He is never allowed to be on the sofa ever ... took me five mins to get him up there  ... he is only two and puppy phase our dogs are not allowed on the sofas, bed, chairs, etc .... later on, once control is proven, and the realisation is that they don't own those spaces, they can pop up if allowed or have their own chair.


----------



## Timberdoodle (Mar 27, 2014)

Thor lives for the snow! In spring you can find him perched atop the last remaining snow piles surveying his domain 

I also don't allow the dogs on any of the furniture, not a good habit to get started.
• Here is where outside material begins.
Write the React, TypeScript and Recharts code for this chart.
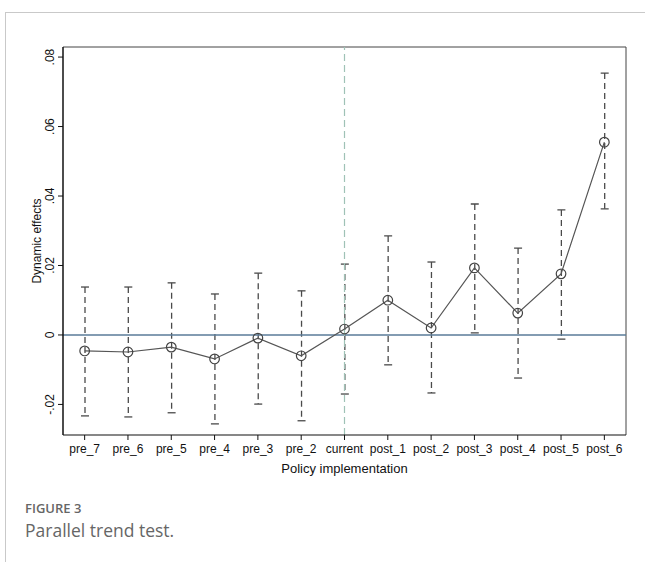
import React from 'react';
import { ComposedChart, Line, Bar, XAxis, YAxis, ReferenceLine, CartesianGrid } from 'recharts';

const periods = ['pre_7', 'pre_6', 'pre_5', 'pre_4', 'pre_3', 'pre_2', 'current', 'post_1', 'post_2', 'post_3', 'post_4', 'post_5', 'post_6'];
const effects = [-0.0046, -0.0049, -0.0035, -0.0069, -0.0009, -0.006, 0.0017, 0.01, 0.002, 0.0193, 0.0063, 0.0176, 0.0555];
const ciLow = [-0.0233, -0.0236, -0.0224, -0.0256, -0.0199, -0.0247, -0.017, -0.0086, -0.0167, 0.0006, -0.0124, -0.0012, 0.0363];
const ciHigh = [0.0138, 0.0138, 0.015, 0.0118, 0.0178, 0.0127, 0.0204, 0.0285, 0.021, 0.0377, 0.025, 0.036, 0.0754];
const yTicks = [-0.02, 0, 0.02, 0.04, 0.06, 0.08];
const yDomain = [-0.0288, 0.0829];

const data = periods.map((p, i) => ({ period: p, effect: effects[i], ci: [ciLow[i], ciHigh[i]] }));

const FONT = '"Liberation Sans", Arial, sans-serif';

const fmtY = (v: number) => (v === 0 ? '0' : v.toFixed(2).replace('0.', '.'));

// dashed CI line with solid caps
const CiShape = (props: any) => {
  const { x, y, width, height } = props;
  const cx = x + width / 2;
  const top = Math.min(y, y + height);
  const bot = Math.max(y, y + height);
  return (
    <g stroke="#4a4a4a" strokeWidth={1.3}>
      <line x1={cx} x2={cx} y1={top} y2={bot} strokeDasharray="6 4" />
      <line x1={cx - 4} x2={cx + 4} y1={top} y2={top} />
      <line x1={cx - 4} x2={cx + 4} y1={bot} y2={bot} />
    </g>
  );
};

const YTick = (props: any) => {
  const { y, payload } = props;
  const x = 50;
  return (
    <text x={x} y={y} dy="0.35em" transform={`rotate(-90, ${x}, ${y})`} textAnchor="middle"
      fontFamily={FONT} fontSize={12} fill="#111">
      {fmtY(payload.value)}
    </text>
  );
};

const XTick = (props: any) => {
  const { x, payload } = props;
  return (
    <text x={x} y={453} textAnchor="middle" fontFamily={FONT} fontSize={12} fill="#111">
      {payload.value}
    </text>
  );
};

// top and right edges of the plot frame
const topEdge = ({ offset }: any) => [offset.top];
const rightEdge = ({ offset }: any) => [offset.left + offset.width];

export default function App() {
  return (
    <div style={{ position: 'absolute', left: 0, top: 0, width: 645, height: 562, background: '#fff', overflow: 'hidden' }}>
      <div style={{ position: 'absolute', left: 5, top: 12, right: 0, bottom: 0, borderTop: '1px solid #c9c9c9', borderLeft: '1px solid #c9c9c9' }} />
      <div style={{ position: 'absolute', left: 0, top: 0 }}>
        <ComposedChart width={645} height={490} data={data} margin={{ top: 47, right: 19, bottom: 15, left: 33 }}>
          <CartesianGrid stroke="#444" strokeWidth={1} horizontalCoordinatesGenerator={topEdge}
            verticalCoordinatesGenerator={rightEdge} />
          <XAxis dataKey="period" height={40} tick={<XTick />} tickSize={5} interval={0}
            axisLine={{ stroke: '#111', strokeWidth: 1.2 }} tickLine={{ stroke: '#111' }}
            label={{ value: 'Policy implementation', position: 'insideBottom', offset: 2, fontFamily: FONT, fontSize: 13, fill: '#111' }} />
          <YAxis type="number" domain={yDomain} ticks={yTicks} allowDataOverflow width={30} tickSize={5}
            tick={<YTick />} axisLine={{ stroke: '#111', strokeWidth: 1.5 }} tickLine={{ stroke: '#111' }}
            label={{ value: 'Dynamic effects', angle: -90, position: 'insideLeft', offset: 4, fontFamily: FONT, fontSize: 12, fill: '#111', style: { textAnchor: 'middle' } }} />
          <ReferenceLine y={0} stroke="#5a7b98" strokeWidth={1.5} />
          <ReferenceLine x="current" stroke="#9fc2b6" strokeWidth={1.2} strokeDasharray="7 4" />
          <Bar dataKey="ci" barSize={8} shape={<CiShape />} isAnimationActive={false} />
          <Line dataKey="effect" stroke="#555" strokeWidth={1.2} isAnimationActive={false}
            dot={{ r: 4.8, stroke: '#444', strokeWidth: 1.2, fill: 'none' }} activeDot={false} />
        </ComposedChart>
      </div>
      <div style={{ position: 'absolute', left: 25, top: 502, fontFamily: '"Open Sans", sans-serif', fontWeight: 600, fontSize: 13, lineHeight: '13px', color: '#666' }}>
        FIGURE 3
      </div>
      <div style={{ position: 'absolute', left: 25, top: 522, fontFamily: '"Open Sans", sans-serif', fontSize: 17.5, lineHeight: '17px', color: '#666' }}>
        Parallel trend test.
      </div>
    </div>
  );
}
Besides, when inside he's perfectly happy lying on the cool floor.


----------



## Timberdoodle (Mar 27, 2014)

Sooo, question.

Is the dog in these photos a CO????
http://www.boredpanda.com/animal-children-photography-elena-shumilova/

It's an impressive dog whatever breed it is.


----------



## Pips (Mar 27, 2014)

It looks like a CAO.  Could be a Kangal/CAO Mix even.  It is hard to tell without a front face photo and a full shot of him standing.  He definitely could be a CO, there are some lines that look like this, the colouring is a little off though.  I possibly would go for plain breed like CAO or a mix if pushed for some kind of answer.


----------



## EsquireCaucasians (Apr 23, 2014)

Timberdoodle said:


> Sooo, question.
> 
> Is the dog in these photos a CO????
> http://www.boredpanda.com/animal-children-photography-elena-shumilova/
> ...



Hi!  He looks to be a Central Asian Shepherd Dog aka Central Asian Ovcharka.  Russian CO, the cousin breed, have cropped ears but full uncropped tails.  Exceptions may include some native working dogs in Caucasus mountain areas with heavy predator pressure - herdsmen may crop CO tails here too.  But the Russian Breed Standards for CAO and CO are distinguished by cropped tail for CAO and uncropped tail for CO as a quick hint on photos to help distinguish the breeds.


----------